Rows from a dataset of charts and code
○ ○ ○ ○

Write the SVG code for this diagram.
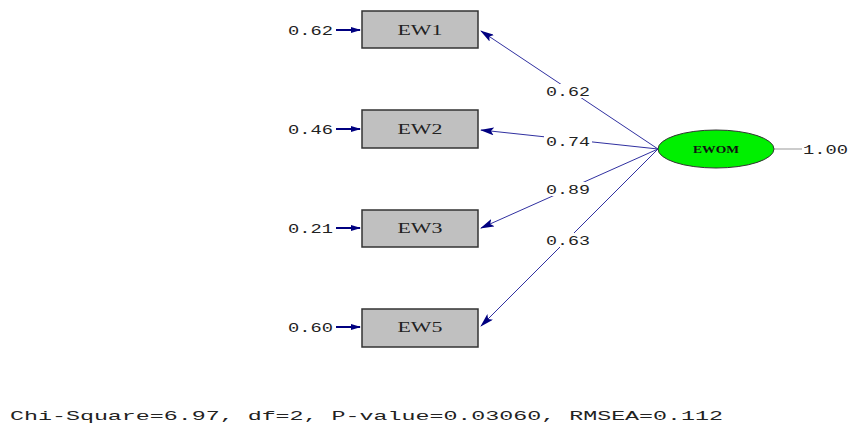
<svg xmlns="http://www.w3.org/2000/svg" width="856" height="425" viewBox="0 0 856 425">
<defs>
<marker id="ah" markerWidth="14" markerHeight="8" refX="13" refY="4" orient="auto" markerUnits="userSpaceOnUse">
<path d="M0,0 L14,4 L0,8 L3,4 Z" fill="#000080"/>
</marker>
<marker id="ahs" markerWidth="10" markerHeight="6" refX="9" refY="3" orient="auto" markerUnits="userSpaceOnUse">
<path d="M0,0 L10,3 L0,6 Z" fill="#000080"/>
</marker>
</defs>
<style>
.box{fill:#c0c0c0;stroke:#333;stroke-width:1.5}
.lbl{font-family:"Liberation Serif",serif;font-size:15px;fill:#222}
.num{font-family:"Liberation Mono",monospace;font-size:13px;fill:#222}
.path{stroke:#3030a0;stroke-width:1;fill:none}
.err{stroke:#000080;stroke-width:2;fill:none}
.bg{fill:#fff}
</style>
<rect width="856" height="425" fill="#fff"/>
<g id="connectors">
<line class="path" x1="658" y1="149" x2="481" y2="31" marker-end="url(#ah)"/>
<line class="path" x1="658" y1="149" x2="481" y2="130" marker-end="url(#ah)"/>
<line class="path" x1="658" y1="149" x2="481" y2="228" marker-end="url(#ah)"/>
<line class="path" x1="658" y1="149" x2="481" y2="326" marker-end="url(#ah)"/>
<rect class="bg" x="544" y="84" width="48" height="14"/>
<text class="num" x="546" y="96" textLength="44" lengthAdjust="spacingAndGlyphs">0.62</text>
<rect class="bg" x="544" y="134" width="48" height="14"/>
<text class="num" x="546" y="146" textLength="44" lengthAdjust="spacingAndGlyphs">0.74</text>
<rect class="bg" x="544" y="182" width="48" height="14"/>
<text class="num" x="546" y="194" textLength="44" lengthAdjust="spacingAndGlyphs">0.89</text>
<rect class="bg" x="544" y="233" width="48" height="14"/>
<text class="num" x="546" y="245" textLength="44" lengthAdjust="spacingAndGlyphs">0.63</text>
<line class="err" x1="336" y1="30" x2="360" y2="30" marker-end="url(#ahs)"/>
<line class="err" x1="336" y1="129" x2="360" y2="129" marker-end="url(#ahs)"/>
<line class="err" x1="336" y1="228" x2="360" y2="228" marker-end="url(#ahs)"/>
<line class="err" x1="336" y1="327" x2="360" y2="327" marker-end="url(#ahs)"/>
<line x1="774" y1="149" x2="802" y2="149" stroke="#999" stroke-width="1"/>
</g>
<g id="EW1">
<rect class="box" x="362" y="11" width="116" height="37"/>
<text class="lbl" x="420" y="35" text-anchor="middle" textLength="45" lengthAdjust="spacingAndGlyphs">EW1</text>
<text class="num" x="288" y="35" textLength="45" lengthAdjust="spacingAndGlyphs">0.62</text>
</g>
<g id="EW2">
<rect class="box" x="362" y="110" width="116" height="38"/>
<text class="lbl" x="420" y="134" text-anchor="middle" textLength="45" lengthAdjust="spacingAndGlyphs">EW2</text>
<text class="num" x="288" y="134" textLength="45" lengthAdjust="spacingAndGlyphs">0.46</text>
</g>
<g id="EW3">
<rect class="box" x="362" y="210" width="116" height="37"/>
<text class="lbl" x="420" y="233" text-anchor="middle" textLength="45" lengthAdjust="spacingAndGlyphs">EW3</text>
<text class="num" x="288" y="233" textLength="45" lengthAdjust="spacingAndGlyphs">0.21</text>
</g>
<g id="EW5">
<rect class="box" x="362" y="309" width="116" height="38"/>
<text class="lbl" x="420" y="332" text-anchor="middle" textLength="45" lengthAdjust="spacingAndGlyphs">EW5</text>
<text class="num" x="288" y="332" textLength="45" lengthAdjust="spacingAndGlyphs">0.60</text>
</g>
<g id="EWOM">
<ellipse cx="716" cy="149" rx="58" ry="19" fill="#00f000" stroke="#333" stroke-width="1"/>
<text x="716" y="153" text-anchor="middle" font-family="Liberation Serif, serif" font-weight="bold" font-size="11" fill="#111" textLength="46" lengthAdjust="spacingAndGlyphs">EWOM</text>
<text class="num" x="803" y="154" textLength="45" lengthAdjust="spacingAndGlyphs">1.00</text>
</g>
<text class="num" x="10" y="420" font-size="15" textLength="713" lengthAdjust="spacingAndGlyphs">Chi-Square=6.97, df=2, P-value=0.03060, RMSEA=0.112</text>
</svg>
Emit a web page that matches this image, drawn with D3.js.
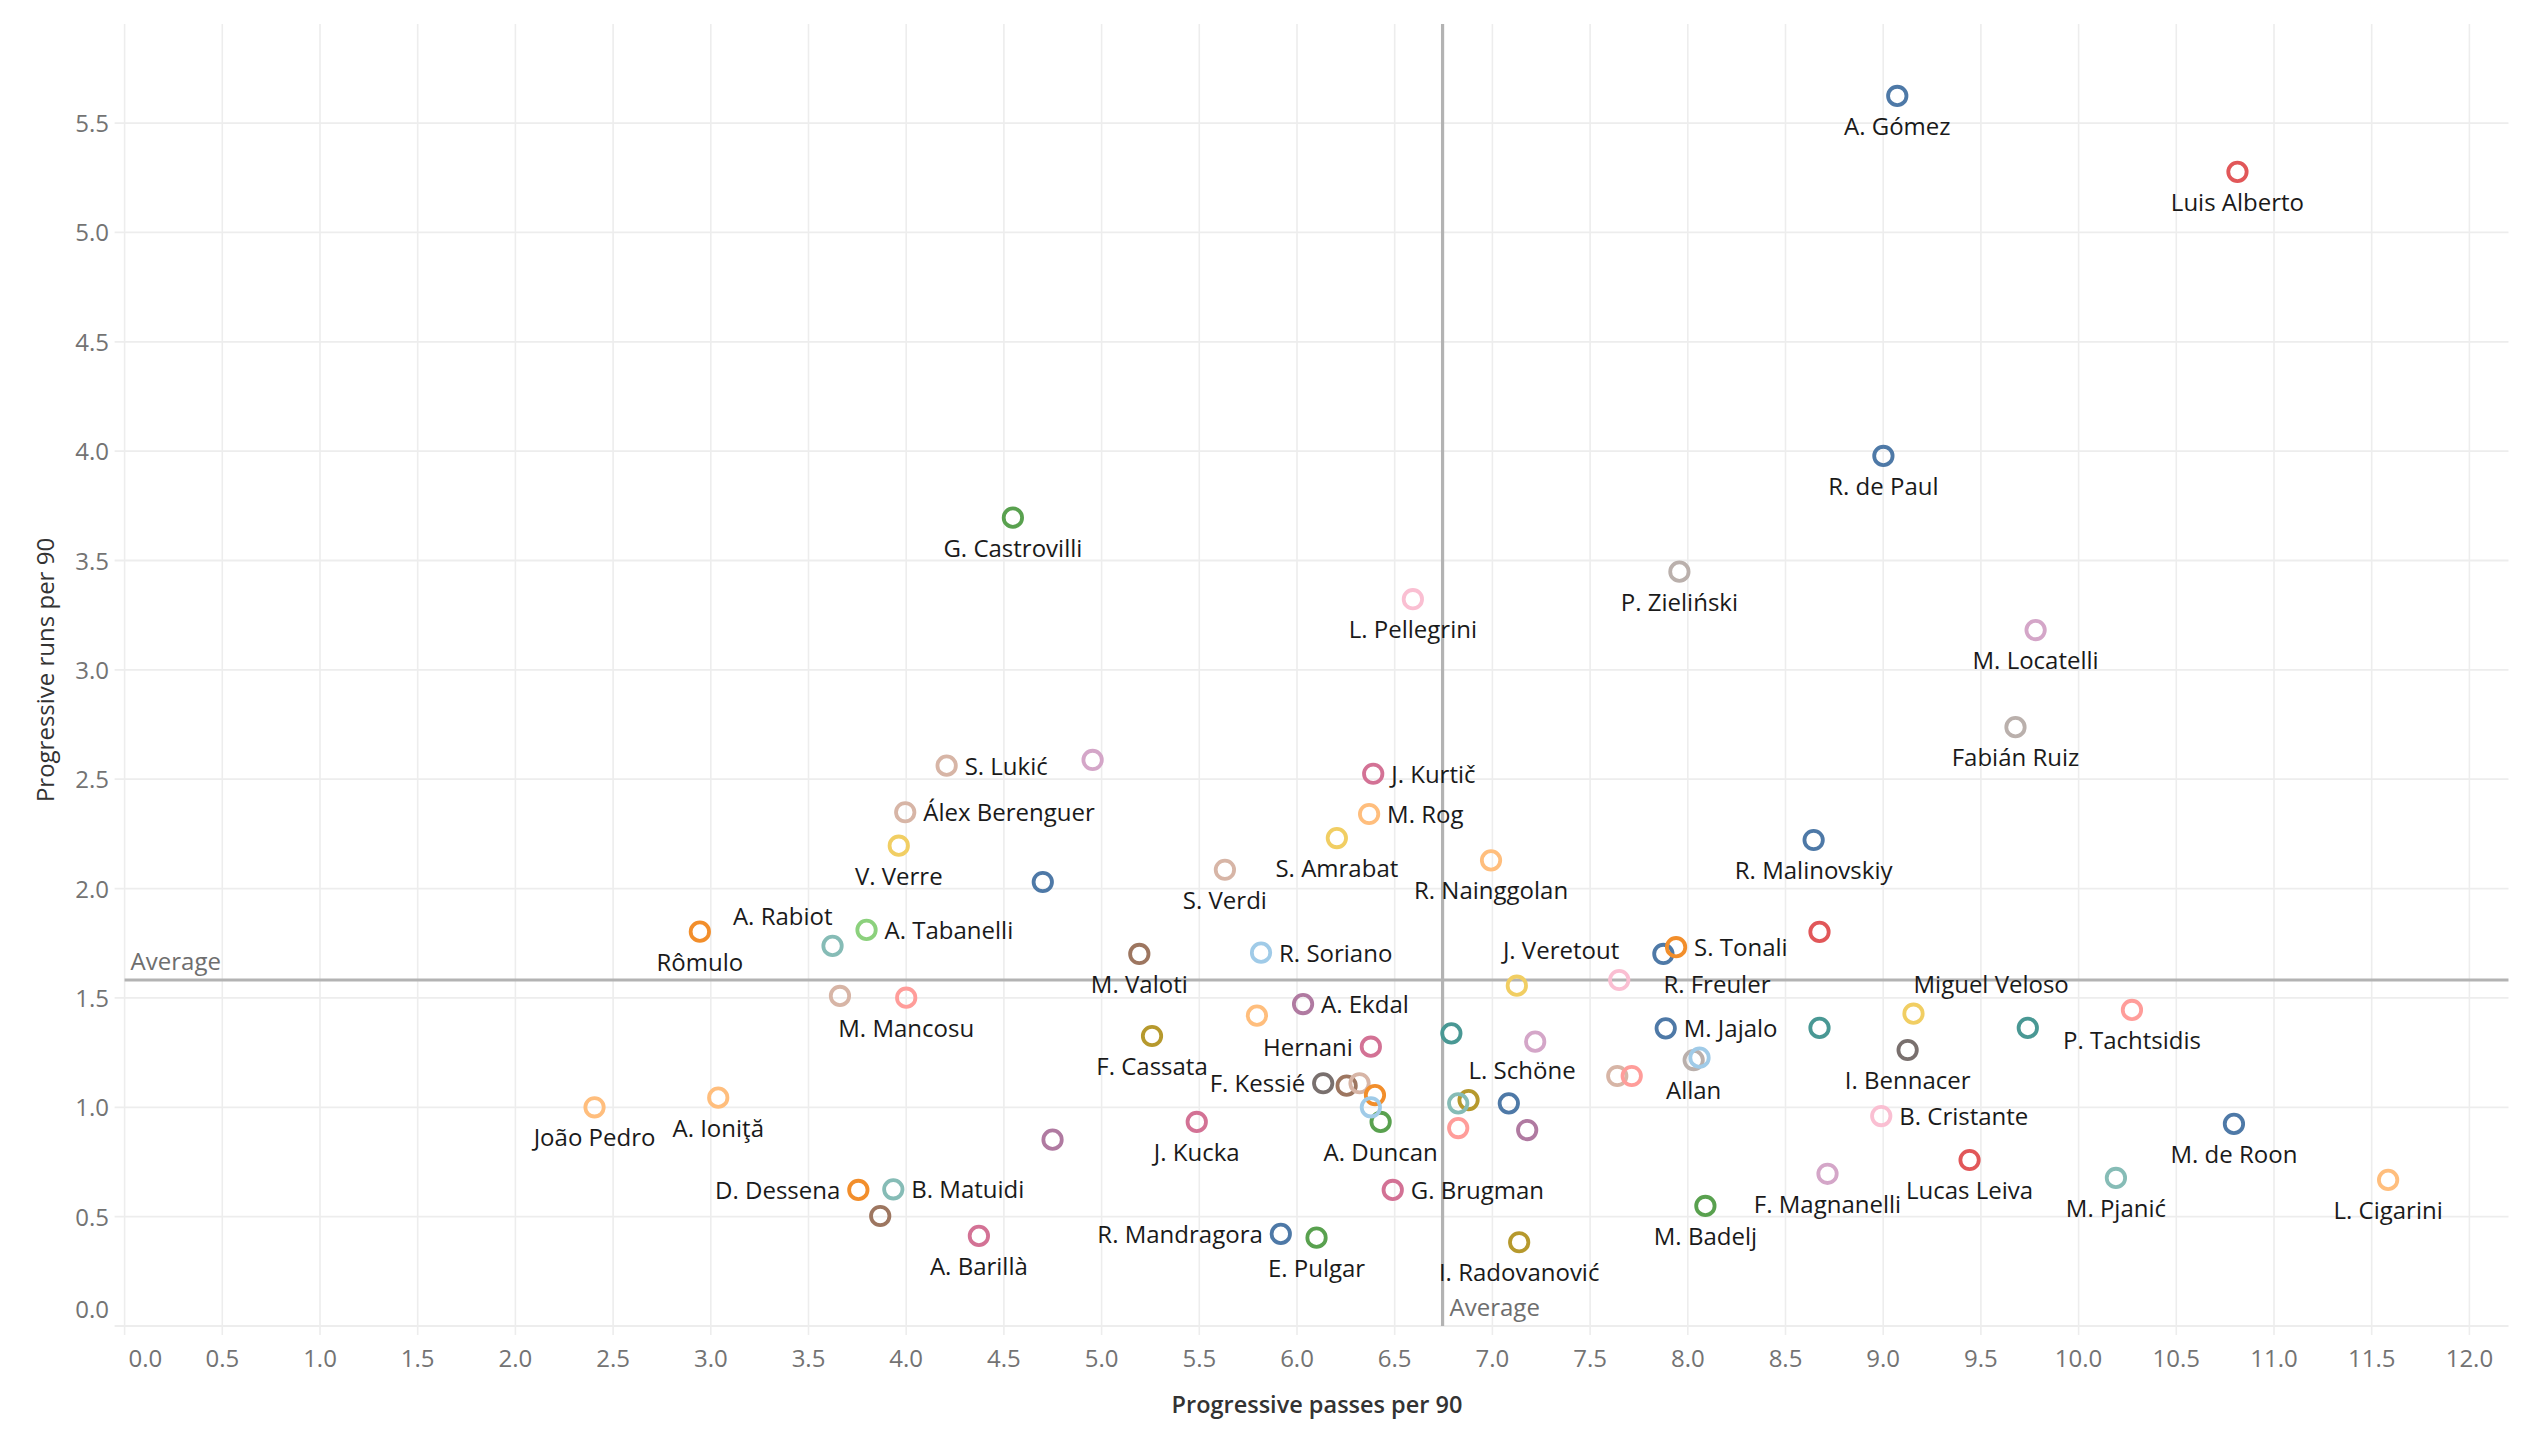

○ ○ ○ ○

* **Objective**:
Search the data for the string "this". List each line that has it.

* **Exercise solution**:
Write the SVG code for this diagram.
Emit a web page that matches this image, drawn with D3.js.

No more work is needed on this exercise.